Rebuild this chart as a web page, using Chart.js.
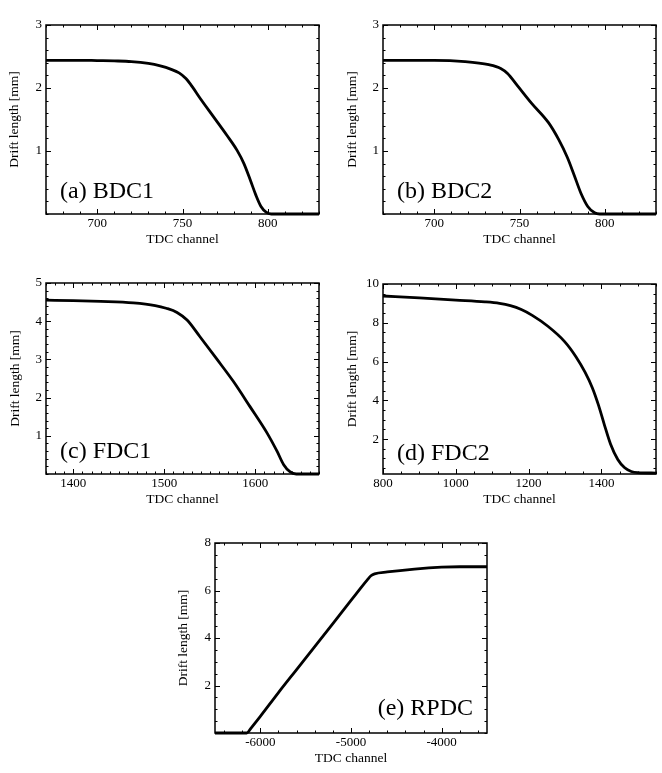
<!DOCTYPE html>
<html>
<head>
<meta charset="utf-8">
<script src="https://cdn.jsdelivr.net/npm/chart.js@4.4.0/dist/chart.umd.min.js"></script>
<style>
  html, body { margin: 0; padding: 0; background: #fff; }
  #page { position: relative; width: 662px; height: 773px; overflow: hidden; background: #fff; }
  #page canvas { position: absolute; }
</style>
</head>
<body>
<div id="page"></div>
<script>
// (a) BDC1
const bdc1Channel = [670, 690, 700, 710, 720, 730, 737, 743, 748, 752, 756, 760, 768, 776, 782, 786, 790, 793, 796, 799, 802, 830];
const bdc1Drift   = [2.44, 2.44, 2.435, 2.43, 2.42, 2.39, 2.35, 2.30, 2.24, 2.15, 2.01, 1.85, 1.55, 1.25, 1.01, 0.80, 0.52, 0.30, 0.12, 0.03, 0, 0];
const bdc1XTicks = [700, 750, 800];
const bdc1YTicks = [1, 2, 3];

// (b) BDC2
const bdc2Channel = [670, 700, 718, 732, 739, 743, 749, 757, 767, 773, 778, 782, 786, 790, 794, 797, 830];
const bdc2Drift   = [2.44, 2.44, 2.42, 2.37, 2.31, 2.23, 2.03, 1.76, 1.45, 1.18, 0.90, 0.62, 0.33, 0.12, 0.02, 0, 0];
const bdc2XTicks = [700, 750, 800];
const bdc2YTicks = [1, 2, 3];

// (c) FDC1
const fdc1Channel = [1370, 1400, 1430, 1466, 1490, 1502, 1514, 1525, 1539, 1558, 1576, 1594, 1613, 1624, 1631, 1638, 1645, 1670];
const fdc1Drift   = [4.55, 4.54, 4.52, 4.48, 4.41, 4.34, 4.23, 4.03, 3.60, 3.00, 2.42, 1.77, 1.07, 0.59, 0.25, 0.06, 0, 0];
const fdc1XTicks = [1400, 1500, 1600];
const fdc1YTicks = [1, 2, 3, 4, 5];

// (d) FDC2
const fdc2Channel = [800, 900, 1000, 1080, 1120, 1150, 1180, 1210, 1253, 1299, 1330, 1355, 1375, 1392, 1408, 1425, 1445, 1464, 1482, 1500, 1550];
const fdc2Drift   = [9.38, 9.28, 9.17, 9.08, 9.00, 8.88, 8.68, 8.38, 7.82, 7.03, 6.25, 5.45, 4.65, 3.75, 2.75, 1.75, 0.95, 0.52, 0.33, 0.27, 0.25];
const fdc2XTicks = [800, 1000, 1200, 1400];
const fdc2YTicks = [2, 4, 6, 8, 10];

// (e) RPDC
const rpdcChannel = [-6500, -6150, -6100, -6000, -5800, -5600, -5400, -5200, -5000, -4900, -4820, -4780, -4740, -4600, -4300, -4000, -3800, -3500];
const rpdcDrift   = [0, 0, 0.22, 0.70, 1.70, 2.67, 3.64, 4.61, 5.58, 6.07, 6.45, 6.62, 6.70, 6.78, 6.90, 6.98, 7.00, 7.00];
const rpdcXTicks = [-6000, -5000, -4000];
const rpdcYTicks = [2, 4, 6, 8];

const FONT = "'Liberation Serif', 'Times New Roman', serif";
Chart.defaults.font.family = FONT;
Chart.defaults.color = '#000';

// frame with inward ticks on all four sides, plus the panel name
const frameTicks = {
  id: 'frameTicks',
  afterDatasetsDraw(chart, args, opts) {
    const { ctx, chartArea: a, scales: { x, y } } = chart;
    ctx.save();
    ctx.strokeStyle = '#000';
    ctx.lineWidth = 1;
    ctx.beginPath();
    const isMajor = (scale, v) => scale.ticks.some(t => Math.abs(t.value - v) < 1e-6);

    for (let i = Math.ceil(x.min / opts.xMinor); i * opts.xMinor <= x.max + 1e-9; i++) {
      const v = i * opts.xMinor;
      const px = Math.round(x.getPixelForValue(v)) + 0.5;
      const len = isMajor(x, v) ? 5 : 2.5;
      ctx.moveTo(px, a.bottom); ctx.lineTo(px, a.bottom - len);
      ctx.moveTo(px, a.top); ctx.lineTo(px, a.top + len);
    }
    for (let i = Math.ceil(y.min / opts.yMinor - 1e-9); i * opts.yMinor <= y.max + 1e-9; i++) {
      const v = i * opts.yMinor;
      const py = Math.round(y.getPixelForValue(v)) + 0.5;
      const len = isMajor(y, v) ? 5 : 2.5;
      ctx.moveTo(a.left, py); ctx.lineTo(a.left + len, py);
      ctx.moveTo(a.right, py); ctx.lineTo(a.right - len, py);
    }
    ctx.stroke();

    ctx.lineWidth = 1.5;
    ctx.strokeRect(a.left, a.top, a.right - a.left, a.bottom - a.top);

    ctx.font = '24px ' + FONT;
    ctx.fillStyle = '#000';
    ctx.textAlign = opts.align;
    ctx.textBaseline = 'alphabetic';
    const lx = opts.align === 'right' ? a.right - opts.dx : a.left + opts.dx;
    ctx.fillText(opts.label, lx, a.bottom - opts.dy);
    ctx.restore();
  }
};

function makePanel(p) {
  const [l, t, r, b] = p.plot;
  const cLeft = p.yTitleX - 12;
  const cTop = t - 20;
  const width = r - cLeft + 8;
  const height = b - cTop + 40;

  const canvas = document.createElement('canvas');
  canvas.width = width;
  canvas.height = height;
  canvas.style.left = cLeft + 'px';
  canvas.style.top = cTop + 'px';
  canvas.style.width = width + 'px';
  canvas.style.height = height + 'px';
  document.getElementById('page').appendChild(canvas);

  new Chart(canvas.getContext('2d'), {
    type: 'line',
    data: {
      datasets: [{
        data: p.xs.map((x, i) => ({ x: x, y: p.ys[i] })),
        borderColor: '#000',
        borderWidth: 2.8,
        pointRadius: 0,
        cubicInterpolationMode: 'monotone',
        clip: false
      }]
    },
    options: {
      responsive: false,
      animation: false,
      devicePixelRatio: 1,
      layout: { padding: { left: 0, top: 20, right: 8, bottom: 0 } },
      plugins: {
        legend: { display: false },
        tooltip: { enabled: false },
        frameTicks: { xMinor: p.xMinor, yMinor: p.yMinor, label: p.label, align: p.align, dx: p.dx, dy: p.dy }
      },
      scales: {
        x: {
          type: 'linear',
          min: p.xRange[0],
          max: p.xRange[1],
          grid: { display: false, drawTicks: false },
          border: { display: false },
          afterBuildTicks: s => { s.ticks = p.xTicks.map(v => ({ value: v })); },
          afterFit: s => { s.height = 40; },
          ticks: { font: { size: 13 }, padding: 2, maxRotation: 0, autoSkip: false, callback: v => String(v) },
          title: { display: true, text: 'TDC channel', font: { size: 13.5 }, padding: { top: 0, bottom: 6.9 } }
        },
        y: {
          type: 'linear',
          min: p.yRange[0],
          max: p.yRange[1],
          grid: { display: false, drawTicks: false },
          border: { display: false },
          afterBuildTicks: s => { s.ticks = p.yTicks.map(v => ({ value: v })); },
          afterFit: s => { s.width = l - cLeft; },
          ticks: { font: { size: 13 }, padding: 4, autoSkip: false, callback: v => String(v) },
          title: { display: true, text: 'Drift length [mm]', font: { size: 13.5 }, padding: { top: 3.9, bottom: 0 } }
        }
      }
    },
    plugins: [frameTicks]
  });
}

makePanel({ plot: [46, 25, 319, 214], yTitleX: 14, xs: bdc1Channel, ys: bdc1Drift, xRange: [670, 830], yRange: [0, 3],
  xTicks: bdc1XTicks, yTicks: bdc1YTicks, xMinor: 10, yMinor: 0.2, label: '(a) BDC1', align: 'left', dx: 14, dy: 16 });
makePanel({ plot: [383, 25, 656, 214], yTitleX: 352, xs: bdc2Channel, ys: bdc2Drift, xRange: [670, 830], yRange: [0, 3],
  xTicks: bdc2XTicks, yTicks: bdc2YTicks, xMinor: 10, yMinor: 0.2, label: '(b) BDC2', align: 'left', dx: 14, dy: 16 });
makePanel({ plot: [46, 283, 319, 474], yTitleX: 15, xs: fdc1Channel, ys: fdc1Drift, xRange: [1370, 1670], yRange: [0, 5],
  xTicks: fdc1XTicks, yTicks: fdc1YTicks, xMinor: 10, yMinor: 0.2, label: '(c) FDC1', align: 'left', dx: 14, dy: 16 });
makePanel({ plot: [383, 284, 656, 474], yTitleX: 352, xs: fdc2Channel, ys: fdc2Drift, xRange: [800, 1550], yRange: [0.2, 10],
  xTicks: fdc2XTicks, yTicks: fdc2YTicks, xMinor: 50, yMinor: 0.5, label: '(d) FDC2', align: 'left', dx: 14, dy: 14 });
makePanel({ plot: [215, 543, 487, 733], yTitleX: 183, xs: rpdcChannel, ys: rpdcDrift, xRange: [-6500, -3500], yRange: [0, 8],
  xTicks: rpdcXTicks, yTicks: rpdcYTicks, xMinor: 200, yMinor: 0.5, label: '(e) RPDC', align: 'right', dx: 14, dy: 18 });
</script>
</body>
</html>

============================================================

» Work to be completed: Extract each line holding the string "page".

» In response:
Rebuild this chart as a web page, using Chart.js.
  #page { position: relative; width: 662px; height: 773px; overflow: hidden; background: #fff; }
  #page canvas { position: absolute; }
<div id="page"></div>
  document.getElementById('page').appendChild(canvas);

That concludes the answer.